The initiation and the finalization of a project are more tightly linked than you can possibly learn in class. It is extremely helpful to have project team members who can sense the outcome of certain early decisions. There seems to be no more significant factor to project success than the presence of programmers who have previously worked on successful projects. Project success is created in each single phase of the project, and in each participating role. Seasoned project engineers not only know what to do about the project, they also know how their behaviour and decisions influences other people. Knowing a role also from the outside helps to fill it more successfully and sustainable.
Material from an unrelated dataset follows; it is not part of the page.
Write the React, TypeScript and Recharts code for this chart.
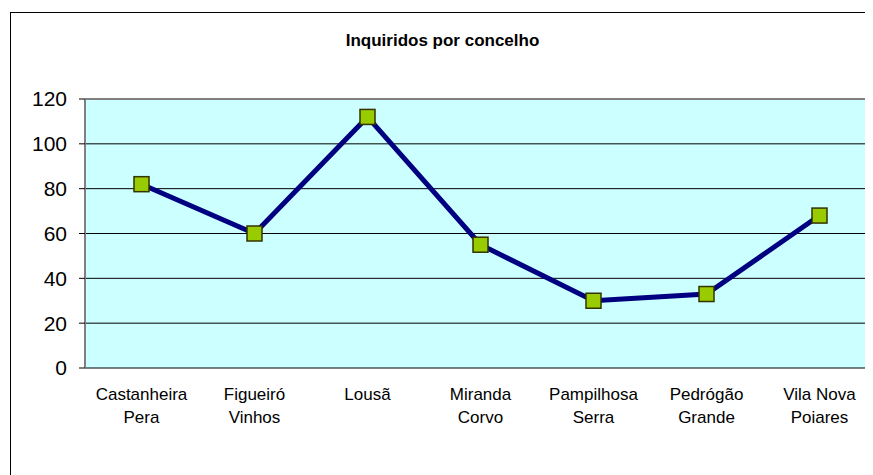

There is a second aspect to this experience: learning about your skills and desires. Before you have not been involved in testing, or project management, it is hard to tell whether this is something you like doing and whether you are good at it. When you have the opportunity, participate in each phase of some project, from early conception to the last episode of maintenance. The role you like best and the one you are best at are likely the same – but if not there are good reasons to choose one you are good at. The project benefits from that decision, you likely are more successful and quicker at work, and you have the opportunity to grow beyond your role.

The ability to determine a project is doomed while it is still in acquisition or in definition can be extremely helpful. But this is only the start. More helpful is the ability to make a project fail early. Even more valuable is to know what you can do about indications of doom, and how to turn it into success. Furthermore, before the software is ready, the project is not finished. Again, it is easy to know that a project may fail almost touching the finishing line. The hard part is knowing the difference between the finishing line, and almost the finishing line. And what to do to bridge this gap.

So here is the career-making advice: attend successful projects. Attend lots of projects, and learn.

Join projects in whatever phase, and strive to make them successful. Take care that while you see more projects, that you actively join each phase at least once. If you happen to join a team or company that fails to complete projects: see what you can learn, gather experience, and leave. There is a lot of learning in failure – but you need your opportunity to join a successful project, and to join each phase of a successful project.